Opinión | Notas de domingo

Málaga

De los nervios

La vida es una sucesión de fracasos hasta que alguien te llama poeta

Viandantes por la calle Larios.

Viandantes por la calle Larios. / Álex Zea

Lunes. El otro día en un restaurante de nivel medio, bastante lleno, a mediodía, muchas mesas, reparé en un detalle: casi ninguna tenía botella de vino. Copas sí. O cerveza o agua o refrescos. El sitio, donde se come bien y que alberga ciertas pretensiones, no está mal y aún no se les ha ido mucho la pinza. O sea, por unos 30-35 se almuerza en un entorno además agradable. Pero, ¿qué pasa? que la botella de vino más barata costaba 30 euros. Clavazo. Exceso. En un país que lo produce, el vino, a mansalva. Se han subido a la parra, nunca mejor dicho hablando de vinos. La botella de 30 era el cebo. Todas las demás oscilaban entre los 40 y los 120. Incluidos vinos locales, que los hay muy buenos y los hay que parece que llevan aguarrás. No es que el vino sea un lujo, es que a los hosteleros no les da la gana incluir en su carta vinos asequibles. No hablo de baraturas, hablo de botellas de 20 a 35 euros, de algo razonable. Un síntoma de madurez, no se si también de arrojo o de inconsciencia es no tener complejo a la hora de discutir con un sommelier.

Martes. Vértigo. Esta tarde recito en las tardes poéticas del Museo Rando que coordina Isabel Romero, directora de una colección literaria también. Presenta el periodista Agustín Hervás. No conviene nunca perder la oportunidad de hacer el ridículo, me digo. Tengo nervios e inseguridades, quién no las tiene. Bueno, yo más. Veo a Rafael Ballesteros entre el público. La cosa sale bien y la gente, mucha, me aplaude.

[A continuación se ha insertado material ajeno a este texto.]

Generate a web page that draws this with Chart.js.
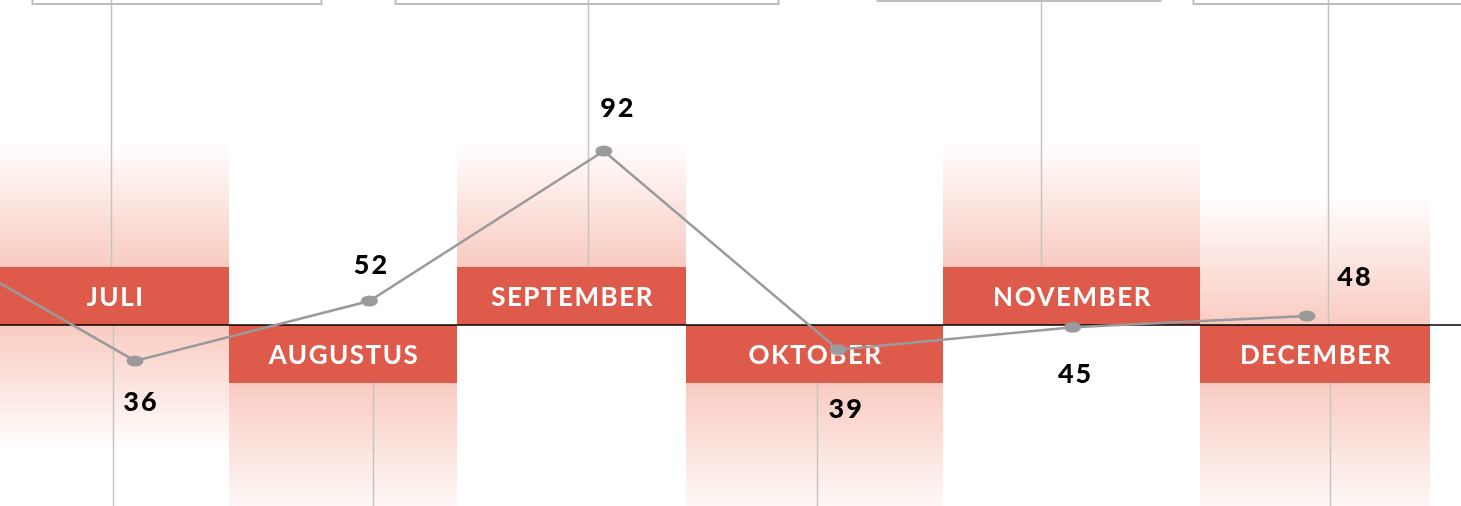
<!DOCTYPE html>
<html>
<head>
<meta charset="utf-8">
<script src="https://cdn.jsdelivr.net/npm/chart.js@4"></script>
<style>
  html, body { margin: 0; padding: 0; background: #fff; }
  #wrap { width: 1461px; height: 506px; position: relative; }
</style>
</head>
<body>
<div id="wrap"><canvas id="chart"></canvas></div>
<script>
// months (JUNI sits just off the left edge, only its line segment shows)
const MONTHS = ['JUNI', 'JULI', 'AUGUSTUS', 'SEPTEMBER', 'OKTOBER', 'NOVEMBER', 'DECEMBER'];
const VALUES = [72, 36, 52, 92, 39, 45, 48];
const BASELINE = 45.6;

const RED = '#DE5A4A';
const PINK = 'rgba(249,203,193,1)';
const PINK0 = 'rgba(249,203,193,0)';
const GREY = '#c4c4c4';

// per visible column: edges in x units, which side the label box sits, decorations
const COLS = [
  { from: -0.576, to: 0.401, side: 'up',   gradUp: 185, gradDown: 125, lineUp: -0.102, lineDown: -0.094, top: [-0.439, 0.794, 4] },
  { from: 0.401,  to: 1.374, side: 'down', gradDown: 181, lineDown: 1.015 },
  { from: 1.374,  to: 2.351, side: 'up',   gradUp: 185, lineUp: 1.933, top: [1.109, 2.743, 4] },
  { from: 2.351,  to: 3.447, side: 'down', gradDown: 181, lineDown: 2.909 },
  { from: 3.447,  to: 4.544, side: 'up',   gradUp: 185, lineUp: 3.865, top: [3.166, 4.373, 1] },
  { from: 4.544,  to: 5.525, side: 'down', gradUp: 130, gradDown: 181, lineUp: 5.09, lineDown: 5.1, top: [4.514, 5.75, 4] }
];
const BOX_H = 58;

// label offsets (px) from each point: [dx, dy]
const LABEL_OFF = [null, [5, 41], [1, -36], [13, -43], [7, 60], [2, 47], [47, -39]];

const decoPlugin = {
  id: 'deco',
  beforeDatasetsDraw(chart) {
    const { ctx, scales: { x, y }, chartArea } = chart;
    const b = Math.round(y.getPixelForValue(BASELINE));
    const bottom = chartArea.bottom;
    ctx.save();
    COLS.forEach((c, i) => {
      const x0 = Math.round(x.getPixelForValue(c.from));
      const x1 = Math.round(x.getPixelForValue(c.to));
      const w = x1 - x0;
      const upEdge = c.side === 'up' ? b - BOX_H : b;
      const downEdge = c.side === 'down' ? b + BOX_H : b;
      if (c.gradUp) {
        const g = ctx.createLinearGradient(0, b - c.gradUp, 0, upEdge);
        g.addColorStop(0, PINK0);
        g.addColorStop(1, PINK);
        ctx.fillStyle = g;
        ctx.fillRect(x0, b - c.gradUp, w, upEdge - (b - c.gradUp));
      }
      if (c.gradDown) {
        const end = Math.min(bottom + 20, downEdge + c.gradDown);
        const g = ctx.createLinearGradient(0, downEdge, 0, end);
        g.addColorStop(0, PINK);
        g.addColorStop(1, PINK0);
        ctx.fillStyle = g;
        ctx.fillRect(x0, downEdge, w, end - downEdge);
      }
      ctx.strokeStyle = GREY;
      ctx.lineWidth = 1.5;
      if (c.lineUp !== undefined) {
        const lx = Math.round(x.getPixelForValue(c.lineUp)) + 0.5;
        ctx.beginPath(); ctx.moveTo(lx, 0); ctx.lineTo(lx, upEdge); ctx.stroke();
      }
      if (c.lineDown !== undefined) {
        const lx = Math.round(x.getPixelForValue(c.lineDown)) + 0.5;
        ctx.beginPath(); ctx.moveTo(lx, downEdge); ctx.lineTo(lx, bottom); ctx.stroke();
      }
      if (c.top) {
        const tx0 = Math.round(x.getPixelForValue(c.top[0])) + 0.5;
        const tx1 = Math.round(x.getPixelForValue(c.top[1])) + 0.5;
        ctx.strokeStyle = '#bdbdbd';
        ctx.lineWidth = 2;
        ctx.strokeRect(tx0, -20, tx1 - tx0, 20 + c.top[2]);
      }
      // red month box
      const by = c.side === 'up' ? b - BOX_H : b;
      ctx.fillStyle = RED;
      ctx.fillRect(x0, by, w, BOX_H);
      ctx.fillStyle = '#fff';
      ctx.font = 'bold 26px Lato, "Open Sans", sans-serif';
      ctx.letterSpacing = '1.5px';
      ctx.textAlign = 'center';
      ctx.textBaseline = 'middle';
      ctx.fillText(MONTHS[i + 1], (x0 + x1) / 2 + 1, by + BOX_H / 2 + 2);
    });
    // baseline
    ctx.strokeStyle = '#000';
    ctx.lineWidth = 1.5;
    ctx.beginPath(); ctx.moveTo(chartArea.left, b); ctx.lineTo(chartArea.right, b); ctx.stroke();
    ctx.restore();
  },
  afterDatasetsDraw(chart) {
    const { ctx } = chart;
    const meta = chart.getDatasetMeta(0);
    ctx.save();
    ctx.fillStyle = '#000';
    ctx.font = '900 27px Lato, "Open Sans", sans-serif';
    ctx.letterSpacing = '2px';
    ctx.textAlign = 'center';
    ctx.textBaseline = 'middle';
    meta.data.forEach((pt, i) => {
      const off = LABEL_OFF[i];
      if (!off) return;
      ctx.fillText(String(VALUES[i]), pt.x + off[0] + 1, pt.y + off[1]);
    });
    ctx.restore();
  }
};

// points drawn as flat ellipses
const dot = document.createElement('canvas');
dot.width = 18; dot.height = 12;
(() => {
  const c = dot.getContext('2d');
  c.fillStyle = '#9a9a9c';
  c.beginPath(); c.ellipse(9, 6, 8.5, 5.5, 0, 0, Math.PI * 2); c.fill();
})();

new Chart(document.getElementById('chart'), {
  type: 'line',
  data: {
    datasets: [{
      data: VALUES.map((v, i) => ({ x: i - 1, y: v })),
      borderColor: '#9a9a9c',
      borderWidth: 2.5,
      pointStyle: dot,
      tension: 0
    }]
  },
  options: {
    responsive: true,
    maintainAspectRatio: false,
    animation: false,
    layout: { padding: 0, autoPadding: false },
    plugins: { legend: { display: false }, tooltip: { enabled: false } },
    scales: {
      x: { type: 'linear', min: -0.576, max: 5.657, display: false },
      y: { min: -2.7, max: 132.3, display: false }
    }
  },
  plugins: [decoPlugin]
});
</script>
</body>
</html>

También a los otros participantes, gente estupenda y de mucho talento como Natalia Santaolalla o Isabel Torné, que me regala su excelente poemario, La boca incrédula. La vida es una sucesión de fracasos hasta que alguien te llama poeta. Ha sido un bautismo gozoso en el género más complicado que hay. Tengo el carné de poeta, no sé si debería llevar un tiempo una L detrás, como esos conductores novatos. Ceno prosa.

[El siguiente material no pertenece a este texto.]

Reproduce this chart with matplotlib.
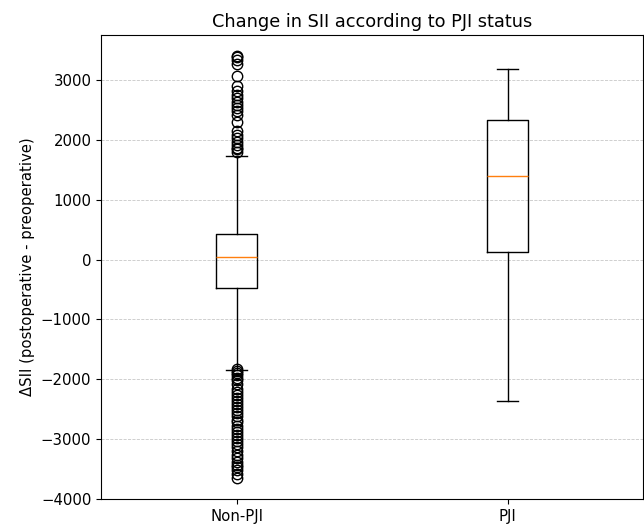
import matplotlib
matplotlib.use('Agg')
import matplotlib.pyplot as plt

# Box summary values
groups = ['Non-PJI', 'PJI']
medians = [50, 1400]
q1 = [-475, 125]
q3 = [430, 2335]
whisker_low = [-1840, -2360]
whisker_high = [1735, 3185]

# outliers (only the Non-PJI group has any)
fliers_nonpji = [3400, 3390, 3330, 3270, 3070, 2900, 2820, 2750, 2700, 2640, 2590,
                 2540, 2480, 2420, 2290, 2140, 2080, 2030, 1960, 1910, 1870, 1840, 1800]
fliers_low_nonpji = [-1830, -1860, -1890, -1930, -1980, -2020, -2080, -2170, -2220, -2270,
                     -2320, -2370, -2420, -2470, -2520, -2570, -2620, -2680, -2720, -2780,
                     -2830, -2880, -2930, -2990, -3040, -3090, -3140, -3200, -3260, -3320,
                     -3380, -3430, -3470, -3520, -3580, -3650]
fliers = [fliers_nonpji + fliers_low_nonpji, []]

stats = []
for i, g in enumerate(groups):
    stats.append({'label': g, 'med': medians[i], 'q1': q1[i], 'q3': q3[i],
                  'whislo': whisker_low[i], 'whishi': whisker_high[i],
                  'fliers': fliers[i]})

plt.rcParams['font.size'] = 10.7
plt.rcParams['lines.linewidth'] = 1.1

fig = plt.figure(figsize=(6.44, 5.26), dpi=100)
ax = fig.add_axes([0.157, 0.0513, 0.8415, 0.8822])
ax.bxp(stats, flierprops=dict(marker='o', markersize=7.5, markerfacecolor='none'))
ax.set_title('Change in SII according to PJI status', fontsize=12.8)
ax.set_ylabel('ΔSII (postoperative - preoperative)')
ax.grid(axis='y', linestyle='--', linewidth=0.6, alpha=0.7)
ax.set_yticks(range(-4000, 3001, 1000))

fig.savefig('out.png', dpi=100)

Miércoles. Me hago con el nuevo libro de Ignacio Peyró «El español que enamoró al mundo. Una vida de Julio Iglesias» (Libros del Asteroide) con una mezcla de alegría, alborozo y expectación. Como tengo tiempo antes de un acto, entro en una cafetería a tomar un cortadito y desvirgarlo, hojearlo, ojearlo y acariciarlo. Al libro, no a Peyró. El volumen va mucho más allá del cantante, claro, y es retrato de una época. Aunque el protagonista pertenece a varias, Julio. Entreveo frases típicas de Peyró, o sea, eruditas, irónicas, documentadas. Espero saludarlo en un bolo que tiene en el Carmen Thyssen este mes de marzo, en conversación con el periodista Paco Reyero. Aún recuerdo la entrevista deliciosa y jugosa que Luis Sánchez Moliní le hizo a Peyró en el Diario de Sevilla hace unas semanas.

Jueves. Tívoli volverá a abrir. No tendría espacio ni en veinte páginas de periódico para describir esa nostalgia, esas tardes con mis padres allí. El Tívoli tiene una novela. Me alegro mucho por los currantes.

Viernes. Congreso regional del PSOE. No todo va a ser política, así que nos sumergimos en la noche granadina, que siempre me ha atraído por juvenil, canallesca, estudiantil y moderna. Tengo yo de la primera juventud bien trabajada la noche de esta ciudad, aunque ahora se trata más de acumular, no tanto licores, como cañas y tapas. Me encuentro con un grupo de periodistas conocidos. Lo raro es que me encontrara con un grupo de encofradores o filatélicos. Hacemos cábalas como quien hace ganchillo. Alguien dice que algunos mandamases están en un local cercano. Me cuentan que hay tres exalcaldes veteranillos que se han alquilado un pisito una semana para asistir al congreso y de paso tomarse unas vacaciones, echar alguna cana al aire y conspirar. Los imagino como tres estudiantes de pueblo que han llegado, recién matriculados en Derecho o Medicina y están ahí el primer día peleándose con la lavadora y el gas. Me da por acordarme de las habas con jamón que alguna vez comí con mi padre en un restaurante granadino céntrico, Los Manueles. Me marcho a dormir pensando que a esta edad, entre las tentaciones que a cierta hora uno sufre no es menor la de irse al hotel, al lujo pasajero, la bañera inmensa, los adminículos, el edredón y el pantallón a los pies de la cama. A veces me alojo en un hotel solo para poder decir: «Sí, sí, jamón ibérico en los huevos revueltos».